### WRITTEN PROBLEM:
Below is a block of records: output all of them exactly and leave out the pictures.

### DATA:
━━━━━━━━━━━━━━━━
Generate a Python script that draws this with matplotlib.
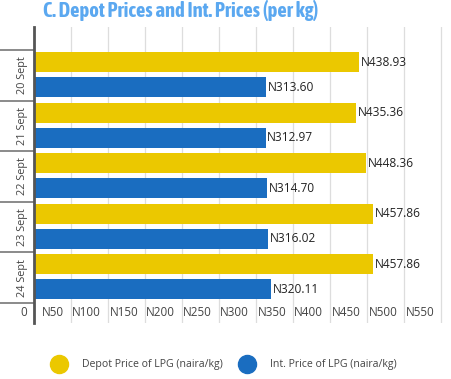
import matplotlib
matplotlib.use("Agg")
import matplotlib.pyplot as plt
from matplotlib.lines import Line2D

categories = ["20 Sept", "21 Sept", "22 Sept", "23 Sept", "24 Sept"]
depot_price = [438.93, 435.36, 448.36, 457.86, 457.86]
int_price = [313.60, 312.97, 314.70, 316.02, 320.11]
xticks = [0, 50, 100, 150, 200, 250, 300, 350, 400, 450, 500, 550]
xtick_labels = ["0"] + ["N%d" % v for v in xticks[1:]]
series_names = ["Depot Price of LPG (naira/kg)", "Int. Price of LPG (naira/kg)"]

YELLOW = "#EBC800"
BLUE = "#1A6DC0"
TITLE = "#5BA8F0"
TXT = "#444444"
W, H = 452, 379

fig = plt.figure(figsize=(W / 100, H / 100), dpi=100)
ax_l, ax_r, ax_t, ax_b = 34, 447, 27, 323
ax = fig.add_axes([ax_l / W, 1 - ax_b / H, (ax_r - ax_l) / W, (ax_b - ax_t) / H])

n = len(categories)
band_px = 50.5
top_pad = (50 - ax_t) / band_px
bot_pad = (ax_b - 303) / band_px
ax.set_ylim(n + bot_pad, -top_pad)
xmax = (ax_r - ax_l) / 0.7405
ax.set_xlim(0, xmax)

bh = 20 / band_px
yc_dep = [i + 12 / band_px for i in range(n)]
yc_int = [i + 37 / band_px for i in range(n)]
ax.barh(yc_dep, depot_price, height=bh, color=YELLOW, zorder=3)
ax.barh(yc_int, int_price, height=bh, color=BLUE, zorder=3)

for y, v in zip(yc_dep, depot_price):
    ax.annotate("N%.2f" % v, (v, y), xytext=(1, 0), textcoords="offset points",
                va="center", ha="left", fontsize=8.6, color="#222222", family="Open Sans", zorder=4)
for y, v in zip(yc_int, int_price):
    ax.annotate("N%.2f" % v, (v, y), xytext=(1, 0), textcoords="offset points",
                va="center", ha="left", fontsize=8.6, color="#222222", family="Open Sans", zorder=4)

# gridlines
for v in xticks[1:]:
    ax.axvline(v, color="#DDDDDD", lw=0.9, zorder=1)

# x tick labels inside the lower band
ylab = n + bot_pad / 2
for v, lab in zip(xticks, xtick_labels):
    ax.annotate(lab, (v, ylab), xytext=(-5, 0), textcoords="offset points",
                ha="right", va="center", fontsize=8.4, color=TXT, family="Open Sans",
                annotation_clip=False)

# category ticks and labels
ax.set_yticks(range(n + 1))
ax.set_yticklabels([])
ax.tick_params(axis="y", length=29, color="#777777", width=1.2, direction="out")
ax.set_xticks([])
for i, c in enumerate(categories):
    ax.annotate(c, (0, i + 0.5), xytext=(-12 * 72 / 100, 0), textcoords="offset points",
                rotation=90, ha="center", va="center", fontsize=7.8, color=TXT,
                family="Open Sans", annotation_clip=False)

for s in ["top", "right", "bottom"]:
    ax.spines[s].set_visible(False)
ax.spines["left"].set_color("#555555")
ax.spines["left"].set_linewidth(2)
ax.spines["left"].set_zorder(5)

fig.text(43 / W, 1 - 17 / H, "C. Depot Prices and Int. Prices (per kg)",
         fontsize=14.8, fontweight=700, color=TITLE,
         family=["Asap Condensed", "DejaVu Sans"], ha="left", va="baseline")

# legend
ly = 1 - 364 / H
fig.add_artist(Line2D([59 / W], [ly], marker="o", markersize=13, color=YELLOW, transform=fig.transFigure))
fig.text(82 / W, ly, series_names[0], fontsize=7.6, color=TXT, family="Open Sans", va="center")
fig.add_artist(Line2D([247 / W], [ly], marker="o", markersize=13, color=BLUE, transform=fig.transFigure))
fig.text(270 / W, ly, series_names[1], fontsize=7.6, color=TXT, family="Open Sans", va="center")

fig.savefig("out.png", dpi=100)
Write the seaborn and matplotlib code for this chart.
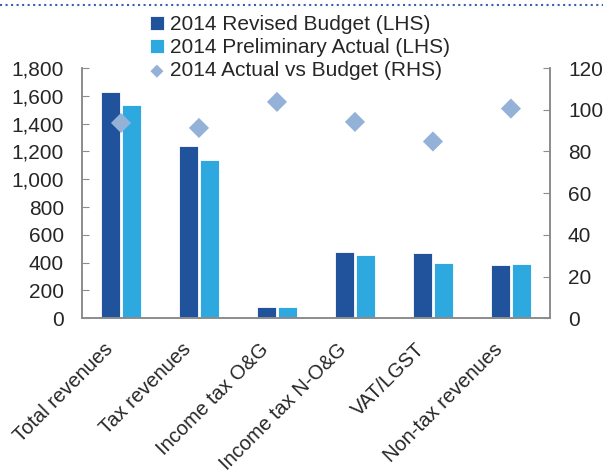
import pandas as pd
import numpy as np
import matplotlib
matplotlib.use('Agg')
import matplotlib.pyplot as plt
import matplotlib.transforms as mtransforms
from matplotlib.lines import Line2D
from matplotlib.ticker import FuncFormatter
import seaborn as sns

# Datos
categorias = ['Total revenues', 'Tax revenues', 'Income tax O&G',
              'Income tax N-O&G', 'VAT/LGST', 'Non-tax revenues']
presupuesto = [1630, 1240, 77, 480, 468, 383]
preliminar = [1532, 1138, 81, 455, 398, 387]
ratio = [93.7, 91.3, 103.8, 94.2, 84.8, 100.6]

serie_presupuesto = '2014 Revised Budget (LHS)'
serie_preliminar = '2014 Preliminary Actual (LHS)'
serie_ratio = '2014 Actual vs Budget (RHS)'

df = pd.DataFrame({
    'categoria': categorias * 2,
    'valor': presupuesto + preliminar,
    'serie': [serie_presupuesto] * len(categorias) + [serie_preliminar] * len(categorias),
})

sns.set_style('white')
plt.rcParams['font.family'] = ['Liberation Sans', 'DejaVu Sans']

gris = '#8c8c8c'
fig = plt.figure(figsize=(6.03, 4.70), dpi=100)
ax = fig.add_axes([0.136, 0.323, 0.776, 0.532])

sns.barplot(data=df, x='categoria', y='valor', hue='serie', ax=ax,
            palette=['#21529c', '#2ea9df'], width=0.54, gap=0.12,
            edgecolor='white', linewidth=0.6, saturation=1)

ax2 = ax.twinx()
sns.scatterplot(x=categorias, y=ratio, ax=ax2, marker='D', s=105,
                color='#94b1d7', edgecolor='none', label=serie_ratio)

ax.set_ylim(0, 1800)
ax.set_yticks(range(0, 1801, 200))
ax.yaxis.set_major_formatter(FuncFormatter(lambda v, p: f'{int(v):,}'))
ax2.set_ylim(0, 120)
ax2.set_yticks(range(0, 121, 20))
ax.set_xlim(-0.5, len(categorias) - 0.5)

ax.set_xlabel('')
ax.set_ylabel('')
ax2.set_ylabel('')

# ejes y marcas
for a in (ax, ax2):
    for s in a.spines.values():
        s.set_color(gris)
        s.set_linewidth(1.2)
    a.spines['top'].set_visible(False)
ax.spines['right'].set_visible(True)

ax.tick_params(axis='y', direction='in', length=5, color=gris, labelsize=15, pad=13)
ax2.tick_params(axis='y', direction='in', length=5, color=gris, labelsize=15, pad=13)
ax.tick_params(axis='x', which='major', length=0, labelsize=14.5, pad=4)
ax.set_xticks(np.arange(0.5, len(categorias) - 1, 1), minor=True)
ax.tick_params(axis='x', which='minor', direction='in', length=5, color=gris, width=1.2)
desplazamiento = mtransforms.ScaledTranslation(-18 / 100, -16 / 100, fig.dpi_scale_trans)
for lab in ax.get_xticklabels():
    lab.set_rotation(45)
    lab.set_ha('right')
    lab.set_rotation_mode('anchor')
    lab.set_transform(lab.get_transform() + desplazamiento)

# leyenda
h1, l1 = ax.get_legend_handles_labels()
h2, l2 = ax2.get_legend_handles_labels()
ax.get_legend().remove()
if ax2.get_legend() is not None:
    ax2.get_legend().remove()
fig.legend(h1 + h2, l1 + l2, loc='upper left', bbox_to_anchor=(0.249, 0.968),
           frameon=False, fontsize=15, handlelength=0.65, handleheight=0.65,
           handletextpad=0.3, labelspacing=0.2, borderaxespad=0, borderpad=0,
           markerscale=0.65)

# linea punteada superior
fig.add_artist(Line2D([0, 1], [0.989, 0.989], transform=fig.transFigure,
                      color='#3a5fb0', linestyle=':', linewidth=1.5))

plt.savefig('out.png', dpi=100)
plt.close()
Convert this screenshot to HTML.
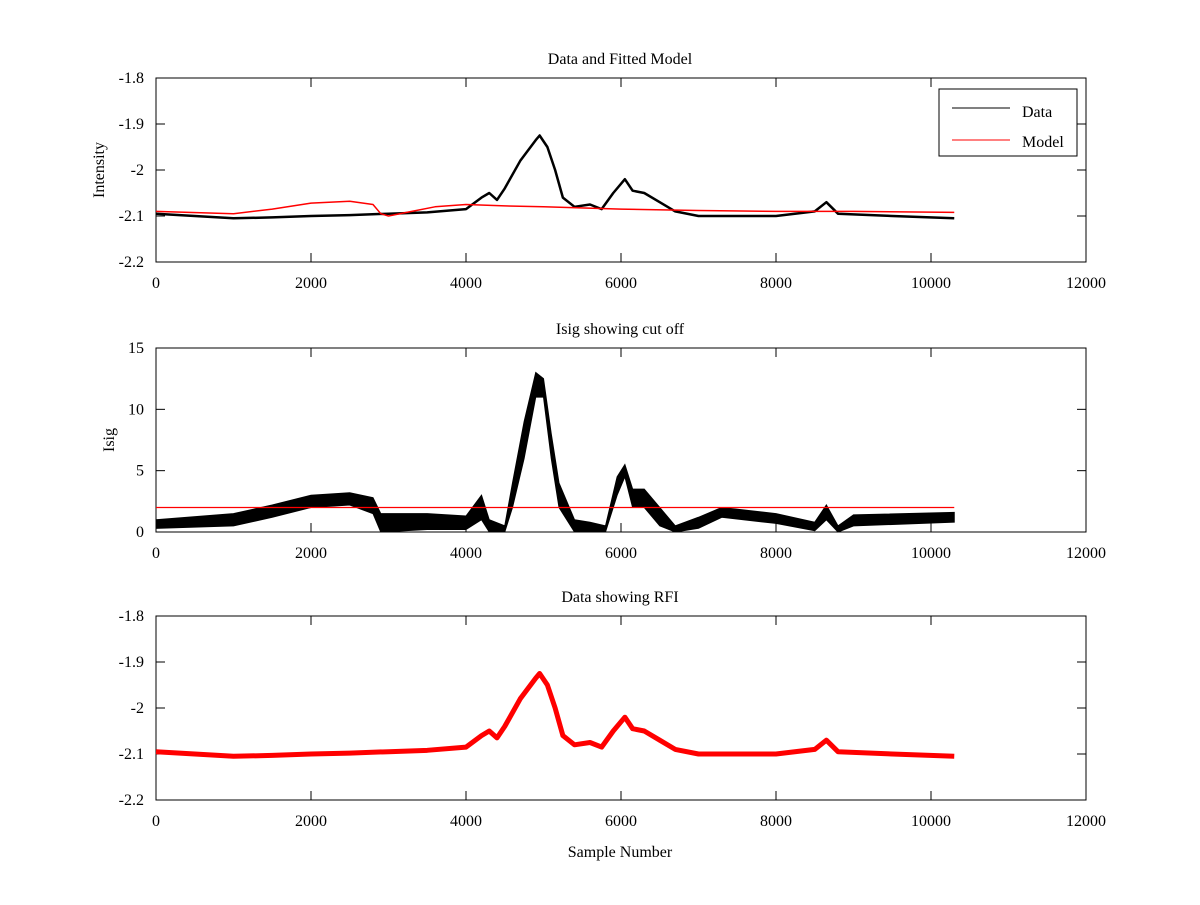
━━━━━━━━━━━━━━━━
### RESPONSE FOR THIS EXERCISE:
Generate a Python script that draws this with matplotlib.
import matplotlib
matplotlib.use("Agg")
import matplotlib.pyplot as plt
from matplotlib.lines import Line2D

categories = ["20 Sept", "21 Sept", "22 Sept", "23 Sept", "24 Sept"]
depot_price = [438.93, 435.36, 448.36, 457.86, 457.86]
int_price = [313.60, 312.97, 314.70, 316.02, 320.11]
xticks = [0, 50, 100, 150, 200, 250, 300, 350, 400, 450, 500, 550]
xtick_labels = ["0"] + ["N%d" % v for v in xticks[1:]]
series_names = ["Depot Price of LPG (naira/kg)", "Int. Price of LPG (naira/kg)"]

YELLOW = "#EBC800"
BLUE = "#1A6DC0"
TITLE = "#5BA8F0"
TXT = "#444444"
W, H = 452, 379

fig = plt.figure(figsize=(W / 100, H / 100), dpi=100)
ax_l, ax_r, ax_t, ax_b = 34, 447, 27, 323
ax = fig.add_axes([ax_l / W, 1 - ax_b / H, (ax_r - ax_l) / W, (ax_b - ax_t) / H])

n = len(categories)
band_px = 50.5
top_pad = (50 - ax_t) / band_px
bot_pad = (ax_b - 303) / band_px
ax.set_ylim(n + bot_pad, -top_pad)
xmax = (ax_r - ax_l) / 0.7405
ax.set_xlim(0, xmax)

bh = 20 / band_px
yc_dep = [i + 12 / band_px for i in range(n)]
yc_int = [i + 37 / band_px for i in range(n)]
ax.barh(yc_dep, depot_price, height=bh, color=YELLOW, zorder=3)
ax.barh(yc_int, int_price, height=bh, color=BLUE, zorder=3)

for y, v in zip(yc_dep, depot_price):
    ax.annotate("N%.2f" % v, (v, y), xytext=(1, 0), textcoords="offset points",
                va="center", ha="left", fontsize=8.6, color="#222222", family="Open Sans", zorder=4)
for y, v in zip(yc_int, int_price):
    ax.annotate("N%.2f" % v, (v, y), xytext=(1, 0), textcoords="offset points",
                va="center", ha="left", fontsize=8.6, color="#222222", family="Open Sans", zorder=4)

# gridlines
for v in xticks[1:]:
    ax.axvline(v, color="#DDDDDD", lw=0.9, zorder=1)

# x tick labels inside the lower band
ylab = n + bot_pad / 2
for v, lab in zip(xticks, xtick_labels):
    ax.annotate(lab, (v, ylab), xytext=(-5, 0), textcoords="offset points",
                ha="right", va="center", fontsize=8.4, color=TXT, family="Open Sans",
                annotation_clip=False)

# category ticks and labels
ax.set_yticks(range(n + 1))
ax.set_yticklabels([])
ax.tick_params(axis="y", length=29, color="#777777", width=1.2, direction="out")
ax.set_xticks([])
for i, c in enumerate(categories):
    ax.annotate(c, (0, i + 0.5), xytext=(-12 * 72 / 100, 0), textcoords="offset points",
                rotation=90, ha="center", va="center", fontsize=7.8, color=TXT,
                family="Open Sans", annotation_clip=False)

for s in ["top", "right", "bottom"]:
    ax.spines[s].set_visible(False)
ax.spines["left"].set_color("#555555")
ax.spines["left"].set_linewidth(2)
ax.spines["left"].set_zorder(5)

fig.text(43 / W, 1 - 17 / H, "C. Depot Prices and Int. Prices (per kg)",
         fontsize=14.8, fontweight=700, color=TITLE,
         family=["Asap Condensed", "DejaVu Sans"], ha="left", va="baseline")

# legend
ly = 1 - 364 / H
fig.add_artist(Line2D([59 / W], [ly], marker="o", markersize=13, color=YELLOW, transform=fig.transFigure))
fig.text(82 / W, ly, series_names[0], fontsize=7.6, color=TXT, family="Open Sans", va="center")
fig.add_artist(Line2D([247 / W], [ly], marker="o", markersize=13, color=BLUE, transform=fig.transFigure))
fig.text(270 / W, ly, series_names[1], fontsize=7.6, color=TXT, family="Open Sans", va="center")

fig.savefig("out.png", dpi=100)
Write the seaborn and matplotlib code for this chart.
import pandas as pd
import numpy as np
import matplotlib
matplotlib.use('Agg')
import matplotlib.pyplot as plt
import matplotlib.transforms as mtransforms
from matplotlib.lines import Line2D
from matplotlib.ticker import FuncFormatter
import seaborn as sns

# Datos
categorias = ['Total revenues', 'Tax revenues', 'Income tax O&G',
              'Income tax N-O&G', 'VAT/LGST', 'Non-tax revenues']
presupuesto = [1630, 1240, 77, 480, 468, 383]
preliminar = [1532, 1138, 81, 455, 398, 387]
ratio = [93.7, 91.3, 103.8, 94.2, 84.8, 100.6]

serie_presupuesto = '2014 Revised Budget (LHS)'
serie_preliminar = '2014 Preliminary Actual (LHS)'
serie_ratio = '2014 Actual vs Budget (RHS)'

df = pd.DataFrame({
    'categoria': categorias * 2,
    'valor': presupuesto + preliminar,
    'serie': [serie_presupuesto] * len(categorias) + [serie_preliminar] * len(categorias),
})

sns.set_style('white')
plt.rcParams['font.family'] = ['Liberation Sans', 'DejaVu Sans']

gris = '#8c8c8c'
fig = plt.figure(figsize=(6.03, 4.70), dpi=100)
ax = fig.add_axes([0.136, 0.323, 0.776, 0.532])

sns.barplot(data=df, x='categoria', y='valor', hue='serie', ax=ax,
            palette=['#21529c', '#2ea9df'], width=0.54, gap=0.12,
            edgecolor='white', linewidth=0.6, saturation=1)

ax2 = ax.twinx()
sns.scatterplot(x=categorias, y=ratio, ax=ax2, marker='D', s=105,
                color='#94b1d7', edgecolor='none', label=serie_ratio)

ax.set_ylim(0, 1800)
ax.set_yticks(range(0, 1801, 200))
ax.yaxis.set_major_formatter(FuncFormatter(lambda v, p: f'{int(v):,}'))
ax2.set_ylim(0, 120)
ax2.set_yticks(range(0, 121, 20))
ax.set_xlim(-0.5, len(categorias) - 0.5)

ax.set_xlabel('')
ax.set_ylabel('')
ax2.set_ylabel('')

# ejes y marcas
for a in (ax, ax2):
    for s in a.spines.values():
        s.set_color(gris)
        s.set_linewidth(1.2)
    a.spines['top'].set_visible(False)
ax.spines['right'].set_visible(True)

ax.tick_params(axis='y', direction='in', length=5, color=gris, labelsize=15, pad=13)
ax2.tick_params(axis='y', direction='in', length=5, color=gris, labelsize=15, pad=13)
ax.tick_params(axis='x', which='major', length=0, labelsize=14.5, pad=4)
ax.set_xticks(np.arange(0.5, len(categorias) - 1, 1), minor=True)
ax.tick_params(axis='x', which='minor', direction='in', length=5, color=gris, width=1.2)
desplazamiento = mtransforms.ScaledTranslation(-18 / 100, -16 / 100, fig.dpi_scale_trans)
for lab in ax.get_xticklabels():
    lab.set_rotation(45)
    lab.set_ha('right')
    lab.set_rotation_mode('anchor')
    lab.set_transform(lab.get_transform() + desplazamiento)

# leyenda
h1, l1 = ax.get_legend_handles_labels()
h2, l2 = ax2.get_legend_handles_labels()
ax.get_legend().remove()
if ax2.get_legend() is not None:
    ax2.get_legend().remove()
fig.legend(h1 + h2, l1 + l2, loc='upper left', bbox_to_anchor=(0.249, 0.968),
           frameon=False, fontsize=15, handlelength=0.65, handleheight=0.65,
           handletextpad=0.3, labelspacing=0.2, borderaxespad=0, borderpad=0,
           markerscale=0.65)

# linea punteada superior
fig.add_artist(Line2D([0, 1], [0.989, 0.989], transform=fig.transFigure,
                      color='#3a5fb0', linestyle=':', linewidth=1.5))

plt.savefig('out.png', dpi=100)
plt.close()
Convert this screenshot to HTML.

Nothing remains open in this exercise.